Search-engines will also look at the text of your ad, and rank it according to the extent to which it matches the keywords that the user searched.
Finally, the search engine will look at your landing page and evaluate whether it has unique content and, very importantly, content that matches the user’s search terms.
If two brands bid the same amount on a given keyword, the one that excelled in these other criteria would rank highest.
Take a look at the screenshots below. They show the results page from Google for the search term “car insurance” and were taken two days apart. Notice how the order of the ads running down the right is different between the two shots. This represents the auction process and how the brands favour differently as time goes on.
Should I Use it?
Clearly, this form of marketing is far more flexible than fixed rate. You control, to a greater extent, what level of price you pay, and get results that you can afford.
Bid-Based PPC is suited to companies whose goal is to build a strong brand via their site and search results. Because a better landing page and better ad-text means that you will appear higher in the results, brands can work to do far better in this game without spending more of their ad-budget.
However, as Let’s Get Wise reports, ‘bid-inflation’ can be problematic within the bid-based system. This usually happens when a brand that considers itself to be the top-player within a certain industry will stop at nothing to maintain its top spot in the sponsored results. This can massively increase the cost of certain keywords, making them unaffordable for new businesses.
Why You Need to Use Bidding-Management Software
Does bid-based PPC sound complicated? It is, meaning you should use a platform to help get the most out of bid-based PPC.
There are a number of good platforms out there that provide a range of different features between them.
Marin is very feature-rich. For example, a brand can set a number of conversion targets (like the user accessing contact details for a store, or buying a product) and set up an automatic response in the form of a change to the bidding for a relevant keyword. The platform allows you to access current and reliable data to optimise campaigns effectively and you can set bids based on a variety of precise goals, including multiple conversion events like video views, contact forms and store directions.
Alternatively, Adobe’s Search Centre is a very user-friendly option, integrating site data and search engine data, so that the results are clearly visible and accessible. For marketers that are time stretched, Search Centre is a good option because it allows automation of repetitive tasks and can deliver custom reports that show you only the data you need.
Other platforms include Kenshoo, which allows users to oversee and manage their ads with a number of key features that automate the advertising process and Aquisio, in a similar price-range to Kenshoo. With what its team calls “rocket science”, Aquisio will adjust your bids every 30 minutes, thus constantly refining for best results.

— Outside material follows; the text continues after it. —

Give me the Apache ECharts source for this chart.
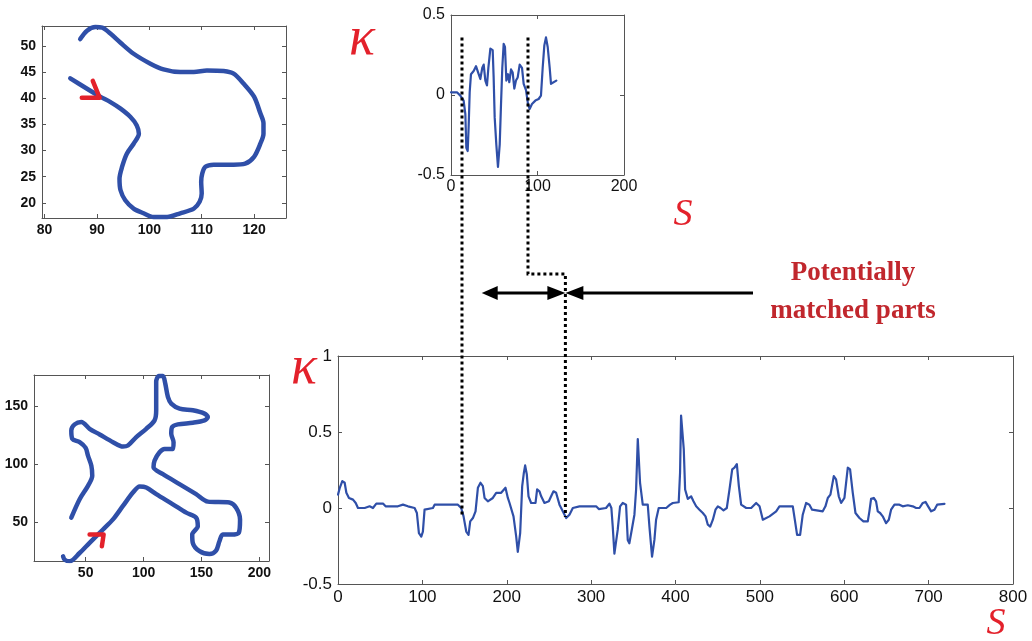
<!DOCTYPE html>
<html><head><meta charset="utf-8">
<script src="https://cdn.jsdelivr.net/npm/echarts@6/dist/echarts.min.js"></script>
<style>html,body{margin:0;padding:0;background:#fff}#c{width:1032px;height:641px}</style>
</head><body><div id="c"></div><script>
// ---- data ----
const shapeTop = [[86.8,51.3],[88.1,52.9],[89.7,53.6],[91,53.5],[92.5,52.4],[94.5,50.6],[97,48.5],[100.2,46.6],[102.7,45.5],[105.9,45],[108.5,45],[111,45.3],[114.2,45.2],[116.1,44.7],[118,42.8],[120,40.3],[121.2,37.1],[121.8,35.2],[121.8,33.2],[121.2,31.3],[120,28.8],[118.3,27.5],[116.1,27.3],[112.3,27.3],[110.7,26.9],[110.1,25.6],[109.9,24],[110,21.8],[109.6,20.2],[108.5,18.9],[105.9,18],[103.4,17.3],[100.8,17.3],[98.9,18],[97,18.9],[95.4,20.5],[94.5,22.4],[94.3,24.6],[94.8,26.9],[95.7,29.4],[97,31.3],[98,33.2],[97.6,34.8],[96.4,36.4],[94.5,38],[92.5,39.3],[90.6,40.3],[88.1,41.8],[84.9,43.8]];
const arrowTop = [[87.1,40.1],[90.5,40.1],[89.2,43.3]];
const shapeBottom = [[37.6,53.8],[44.8,69.7],[52,81.2],[55.7,89.9],[54.9,98.6],[52,107.2],[50,113.9],[44.8,118.8],[38.5,121.7],[37.6,128.9],[40.5,134.1],[46.3,136.1],[53.4,130.3],[62.1,125.4],[73.6,118.8],[82.2,115],[86.5,115.9],[93.7,123.1],[102.3,130.3],[109.5,137.6],[110.9,146.2],[110.9,157.8],[110.9,170.8],[113.2,175.7],[116.7,175.7],[118.7,169.4],[121,157.8],[123.9,152],[131.1,147.7],[142.5,146.2],[152.6,143.4],[155.5,140.5],[152.6,137.6],[142.5,135.5],[129.6,134.1],[124.7,131.8],[123.9,126],[125.9,118.8],[125.3,113],[118.1,113],[113.8,110.1],[109.5,102.9],[108.6,97.1],[116.7,91.3],[131,82.7],[145.4,74],[155.5,67.6],[174.1,66.8],[179.9,62.4],[183.3,52.3],[182.2,40.8],[175.6,39.3],[168.4,39.3],[165.5,33.5],[162.6,25.4],[156.9,22.5],[148.3,24.9],[142.5,32.1],[142,39.3],[146.8,46.5],[145.4,53.8],[136.8,58.1],[125.3,65.3],[111,74],[102.3,79.8],[96.6,80.6],[90.8,75.4],[82.2,63.9],[73.6,52.3],[65,43.6],[53.4,32.1],[44.8,23.4],[36.2,16.2],[31.9,17.6],[30.5,20.5]];
const arrowBottom = [[53.4,39.3],[65.5,39.3],[64,29.2]];
const kappaTop = [[0,0.017],[6.9,0.017],[10.8,-0.004],[14.6,-0.035],[16.6,-0.12],[17.7,-0.33],[19.3,-0.35],[20.4,-0.2],[21.6,0.017],[23.1,0.13],[26.2,0.15],[28.9,0.18],[32,0.13],[33.9,0.1],[36.2,0.17],[37.8,0.19],[39.7,0.09],[41.6,0.06],[43.2,0.17],[45.5,0.29],[48.2,0.28],[49.3,0.11],[50.5,-0.14],[52.4,-0.31],[54.3,-0.45],[56.3,-0.31],[57.8,-0.06],[59.3,0.17],[60.9,0.32],[62.4,0.3],[64,0.09],[65.9,0.13],[67.4,0.08],[69.4,0.16],[71.3,0.14],[73.2,0.04],[75.1,0.09],[77.1,0.11],[79.4,0.19],[82.1,0.17],[84,0.07],[86.7,0.03],[89,-0.056],[90.9,-0.087],[93.6,-0.056],[97.5,-0.035],[101.3,-0.025],[104,-0.004],[106,0.17],[107.9,0.31],[109.8,0.36],[111.8,0.3],[114.1,0.17],[115.6,0.07],[117.9,0.07],[121.8,0.09]];
const kappaBottom = [[0,0.088],[2,0.13],[5.1,0.177],[7.9,0.166],[9.9,0.1],[13,0.066],[17.8,0.055],[21,0.033],[23.7,0],[31.6,0],[37.5,0.011],[41.4,0],[45.4,0.029],[53.3,0.029],[56.4,0.011],[71,0.011],[77,0.022],[82.9,0.011],[90.8,0],[93.5,-0.033],[95.9,-0.166],[98.7,-0.188],[100.6,-0.155],[102.6,-0.011],[112.5,0],[114.5,0.022],[142.1,0.022],[146,0],[148.8,-0.055],[152,-0.155],[154.7,-0.177],[156.7,-0.088],[159.9,-0.066],[163,-0.022],[165.8,0.133],[168.9,0.166],[171.7,0.144],[173.7,0.066],[177.6,0.044],[183.5,0.066],[187.5,0.1],[193.4,0.1],[198.5,0.133],[201.3,0.066],[203.3,0.033],[208,-0.055],[211.2,-0.188],[213.1,-0.288],[215.9,-0.166],[218.3,0.144],[220.3,0.232],[221.8,0.28],[223.8,0.22],[225.8,0.077],[228.9,0.033],[234.1,0.033],[236,0.122],[238.8,0.11],[240.8,0.077],[244.7,0.033],[249.9,0.044],[252.6,0.077],[255.4,0.11],[258.5,0.1],[262.5,0.022],[266.4,-0.022],[270.4,-0.066],[274.3,-0.044],[278.3,0],[286.2,0.011],[305.9,0.011],[309.1,-0.007],[317.7,0],[321.7,0.029],[324,0],[325.6,-0.122],[327.6,-0.3],[329.6,-0.3],[331.5,-0.144],[334.3,0.011],[337.5,0.033],[341.4,0.022],[343.4,-0.21],[345.3,-0.232],[348.5,-0.133],[351.3,-0.044],[353.3,0.122],[355.3,0.454],[357.2,0.454],[358,0.166],[361.2,0.022],[367.1,0.022],[369.1,-0.122],[372.2,-0.32],[375,-0.21],[377,-0.077],[380.1,0],[389,0],[393.6,0.022],[396.8,0.033],[403.8,0.038],[405.4,0.232],[406.6,0.608],[408.6,0.608],[409.8,0.387],[411.4,0.122],[414.6,0.06],[418.5,0.077],[421.3,0.044],[424.5,0.011],[428.4,-0.011],[432.4,-0.033],[435.6,-0.055],[438.3,-0.11],[441.1,-0.122],[444.3,-0.077],[447.4,-0.011],[450.2,0.011],[453.4,0],[456.9,-0.015],[460.8,0],[464,0.122],[467.2,0.254],[469.9,0.265],[472.7,0.288],[475.1,0.144],[477.8,0.022],[483.8,0],[489.7,0],[495.6,0.033],[499.6,0.011],[503.5,-0.077],[511.4,-0.055],[519.3,-0.022],[523.2,0.011],[539,0.011],[541.4,-0.077],[544.1,-0.177],[547.7,-0.177],[550.8,-0.044],[554.8,0.033],[558.7,0.022],[561.9,-0.011],[574.5,-0.022],[577.7,0.011],[580.5,0.066],[583.6,0.088],[587.6,0.21],[590.3,0.188],[593.5,0.077],[596.3,0.033],[600.2,0.066],[604.2,0.265],[606.9,0.254],[610.1,0.1],[613.3,-0.033],[618,-0.066],[622.7,-0.088],[627.9,-0.088],[629.8,-0.022],[631.8,0.06],[635,0.066],[637.7,0.044],[639.7,-0.022],[642.5,-0.033],[645.6,-0.055],[649.6,-0.1],[652.8,-0.077],[655.5,-0.011],[659.5,0.022],[665.4,0.022],[669.3,0.011],[675.3,0.018],[681.2,0.011],[685.2,0],[689.1,0],[693.1,0.033],[696.3,0.04],[699.4,0.011],[703,-0.022],[706.9,-0.011],[710.1,0.022],[718.8,0.027]];
// matched segment boundaries (S on top curve, S on bottom curve)
const matchTopS = [12.7, 89];
const matchBottomS = [146.3, 269.5];
const matchStartK = 0.36;
const matchEndK = [-0.05, -0.06];
// tick labels
const ticksTopLeftX = [80, 90, 100, 110, 120];
const ticksTopLeftY = [20, 25, 30, 35, 40, 45, 50];
const ticksBotLeftX = [50, 100, 150, 200];
const ticksBotLeftY = [50, 100, 150];

const BLUE = '#2f4fa8', RED = '#e3212b', AX = '#555';
const chart = echarts.init(document.getElementById('c'), null, {renderer: 'canvas'});

function axisPair(kind, grid, min, max, opt) {
  const main = {
    type: 'value', gridIndex: grid, min: min, max: max,
    position: kind === 'x' ? 'bottom' : 'left',
    axisLine: {show: true, onZero: false, lineStyle: {color: AX, width: 1}},
    axisTick: {show: true, inside: true, length: 4, lineStyle: {color: AX}},
    axisLabel: {color: '#111', fontFamily: 'Liberation Sans, Arial', fontSize: opt.fs, fontWeight: opt.fw, margin: opt.margin},
    splitLine: {show: false}
  };
  const mirror = {
    type: 'value', gridIndex: grid, min: min, max: max,
    position: kind === 'x' ? 'top' : 'right',
    axisLine: {show: true, onZero: false, lineStyle: {color: AX, width: 1}},
    axisTick: {show: true, inside: true, length: 4, lineStyle: {color: AX}},
    axisLabel: {show: false},
    splitLine: {show: false}
  };
  if (opt.ticks) {
    main.axisTick.customValues = opt.ticks; main.axisLabel.customValues = opt.ticks;
    mirror.axisTick.customValues = opt.ticks;
  } else {
    main.interval = opt.interval; mirror.interval = opt.interval;
  }
  if (opt.fmt) main.axisLabel.formatter = opt.fmt;
  return [main, mirror];
}

const xAxes = [].concat(
  axisPair('x', 0, 79.5, 126.1, {ticks: ticksTopLeftX, fs: 14, fw: 'bold', margin: 5}),
  axisPair('x', 1, 5.4, 208.3, {ticks: ticksBotLeftX, fs: 14, fw: 'bold', margin: 5}),
  axisPair('x', 2, 0, 200, {interval: 100, fs: 16, fw: 'normal', margin: 4}),
  axisPair('x', 3, 0, 800, {interval: 100, fs: 17, fw: 'normal', margin: 5})
);
const kfmt = v => (v === 0 ? '0' : String(v));
const yAxes = [].concat(
  axisPair('y', 0, 17.1, 53.8, {ticks: ticksTopLeftY, fs: 14, fw: 'bold', margin: 6}),
  axisPair('y', 1, 16.5, 176.6, {ticks: ticksBotLeftY, fs: 14, fw: 'bold', margin: 6}),
  axisPair('y', 2, -0.5, 0.5, {interval: 0.5, fs: 16, fw: 'normal', margin: 6, fmt: kfmt}),
  axisPair('y', 3, -0.5, 1, {interval: 0.5, fs: 17, fw: 'normal', margin: 6, fmt: kfmt})
);

function lineSeries(g, data, color, width, smooth) {
  return {type: 'line', xAxisIndex: 2 * g, yAxisIndex: 2 * g, data: data, showSymbol: false, symbol: 'none',
    smooth: smooth || false, lineStyle: {color: color, width: width, cap: 'round', join: 'round'},
    animation: false, silent: true, clip: true};
}

chart.setOption({
  animation: false,
  backgroundColor: '#fff',
  grid: [
    {left: 42, top: 26, width: 244, height: 192},
    {left: 34, top: 375, width: 235, height: 186},
    {left: 451, top: 15, width: 173, height: 160},
    {left: 338, top: 356, width: 675, height: 228}
  ],
  xAxis: xAxes,
  yAxis: yAxes,
  series: [
    lineSeries(0, shapeTop, BLUE, 4.5, 0.3),
    lineSeries(0, arrowTop, RED, 4.5, false),
    lineSeries(1, shapeBottom, BLUE, 4.5, 0.3),
    lineSeries(1, arrowBottom, RED, 4.5, false),
    lineSeries(2, kappaTop, BLUE, 2.2, false),
    lineSeries(3, kappaBottom, BLUE, 2.2, false)
  ]
});

// ---- annotations, placed from data coordinates ----
const a1 = chart.convertToPixel({gridIndex: 2}, [matchTopS[0], matchStartK]);
const a2 = chart.convertToPixel({gridIndex: 3}, [matchBottomS[0], matchEndK[0]]);
const b1 = chart.convertToPixel({gridIndex: 2}, [matchTopS[1], matchStartK]);
const b2 = chart.convertToPixel({gridIndex: 3}, [matchBottomS[1], matchEndK[1]]);
const elbowY = 274, arrowY = 293;
const leftTip = 481.7, rightEnd = 753;
const dotStyle = {stroke: '#000', lineWidth: 3, lineDash: [3, 3], fill: null};
const arrowFill = {fill: '#000'};
const hl = 16, hh = 7;
const kFont = 'italic 54px "Liberation Serif", "Times New Roman", serif';
const sFont = 'italic 38px "Liberation Serif", "Times New Roman", serif';
const graphics = [
  {type: 'polyline', z: 100, shape: {points: [[a1[0], a1[1]], [a1[0], a2[1]]]}, style: dotStyle},
  {type: 'polyline', z: 100, shape: {points: [[b1[0], b1[1]], [b1[0], elbowY], [b2[0], elbowY], [b2[0], b2[1]]]}, style: dotStyle},
  {type: 'line', z: 100, shape: {x1: leftTip + hl - 2, y1: arrowY, x2: b2[0] - hl + 2, y2: arrowY}, style: {stroke: '#000', lineWidth: 3}},
  {type: 'polygon', z: 100, shape: {points: [[leftTip, arrowY], [leftTip + hl, arrowY - hh], [leftTip + hl, arrowY + hh]]}, style: arrowFill},
  {type: 'polygon', z: 100, shape: {points: [[b2[0], arrowY], [b2[0] - hl - 2, arrowY - hh], [b2[0] - hl - 2, arrowY + hh]]}, style: arrowFill},
  {type: 'polygon', z: 100, shape: {points: [[b2[0], arrowY], [b2[0] + hl + 2, arrowY - hh], [b2[0] + hl + 2, arrowY + hh]]}, style: arrowFill},
  {type: 'line', z: 100, shape: {x1: b2[0] + hl, y1: arrowY, x2: rightEnd, y2: arrowY}, style: {stroke: '#000', lineWidth: 3}},
  {type: 'text', z: 100, x: 853, y: 292, style: {text: 'Potentially\nmatched parts', fill: '#c1272d', font: 'bold 27px "Liberation Serif", "Times New Roman", serif', lineHeight: 38, textAlign: 'center', textVerticalAlign: 'middle'}},
  {type: 'text', z: 100, x: 362, y: 40, style: {text: 'κ', fill: RED, font: kFont, textAlign: 'center', textVerticalAlign: 'middle'}},
  {type: 'text', z: 100, x: 304, y: 369, style: {text: 'κ', fill: RED, font: kFont, textAlign: 'center', textVerticalAlign: 'middle'}},
  {type: 'text', z: 100, x: 683, y: 215, style: {text: 'S', fill: RED, font: sFont, textAlign: 'center', textVerticalAlign: 'middle'}},
  {type: 'text', z: 100, x: 996, y: 624, style: {text: 'S', fill: RED, font: sFont, textAlign: 'center', textVerticalAlign: 'middle'}}
];
chart.setOption({graphic: graphics});
</script></body></html>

You can probably see when reading over just a few of the features that bidding-management systems are likely to be very beneficial to your company. Without the insight, oversight and automation that they offer, advertising would be far less accurate, more expensive and far more time-consuming.
Bid-based PPC may very well be the right option for your brand. But while the advantages that it offers may be clear, it’s important to remember that information and planning are fundamental to any campaign. As a result, you may wish to explore one of the systems discussed above, or consult Adthena’s Competitive Intelligence for Search tool to help you decide which keywords to bid on.
Have you used bid-based PPC before? Did you use a bid management system? If so, what were your experiences using these tools?